The SLOPE dataset included 6566 children with valid weight and height measurements at both ages 4–5 and 10–11 years. 14.6% were overweight at age 4–5 and 26.1% at age 10–11. The model incorporating only BMI at age 4–5 years and sex achieved an AUC of 0.82 during development and 0.83 during external validation. Adding maternal predictors from the first antenatal appointment increased the AUC to 0.84 (development) and 0.85 (external validation). Both models demonstrated good calibration. The inclusion of maternal data slightly improved prediction accuracy. Several maternal factors (age, BMI, smoking status, education, employment status, ethnicity, and parity) were significant predictors. Birth-related variables were not retained in the final models. Using a 30% risk threshold, the Year R model identified 31.3% of children at risk, with a sensitivity of 65.8%, specificity of 80.9%, PPV of 55.0%, and NPV of 87.0%. The model with pregnancy factors identified 37.7% at risk with higher sensitivity (71.3%) but slightly lower specificity (74.2%).

This study successfully developed and validated prediction models for childhood overweight and obesity at age 10–11 using routinely collected data. The findings demonstrate the feasibility of identifying at-risk children as early as age 4–5 years, using readily available information. The inclusion of maternal data slightly improved predictive accuracy, highlighting the importance of considering the influence of the prenatal and early postnatal period on later weight status. These models can inform the allocation of resources for preventive interventions, targeting those most at risk. The relatively high negative predictive value suggests that the models are effective at identifying children unlikely to become overweight or obese, allowing for efficient allocation of resources. However, the positive predictive values are modest, indicating that many children identified as high-risk will not develop obesity. The current practice of providing NCMP feedback to parents remains insufficient to induce significant changes in behavior. Targeted interventions accounting for socioeconomic factors are needed.
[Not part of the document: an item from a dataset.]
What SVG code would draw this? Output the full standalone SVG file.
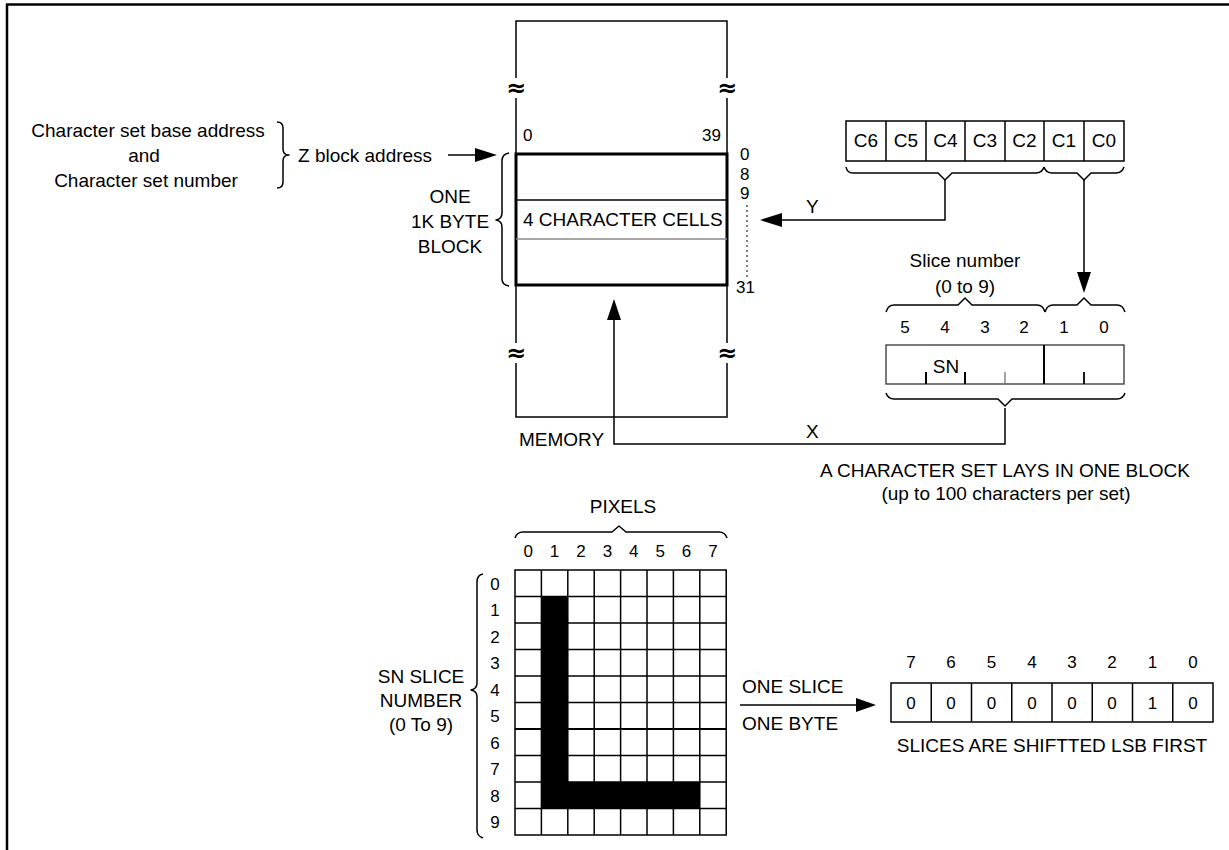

This research provides robust prediction models for childhood overweight and obesity using routinely collected data, enabling early identification of at-risk children. The models' good discrimination and calibration make them suitable for implementation in healthcare settings to facilitate targeted preventive interventions. Future research could investigate the cost-effectiveness of using these models to guide resource allocation and explore the impact of culturally tailored interventions on obesity prevention.

The study's limitations include the potential for outcome data missingness due to changes in recording practices or children leaving the healthcare system. Early-life variables were not included due to high missing data rates. The external validation cohort, while diverse, might not fully represent the entire UK population. The lack of standardized risk thresholds for childhood obesity made determining optimal risk cut-off points challenging. The reliance on self-reported data for some maternal variables introduces potential bias.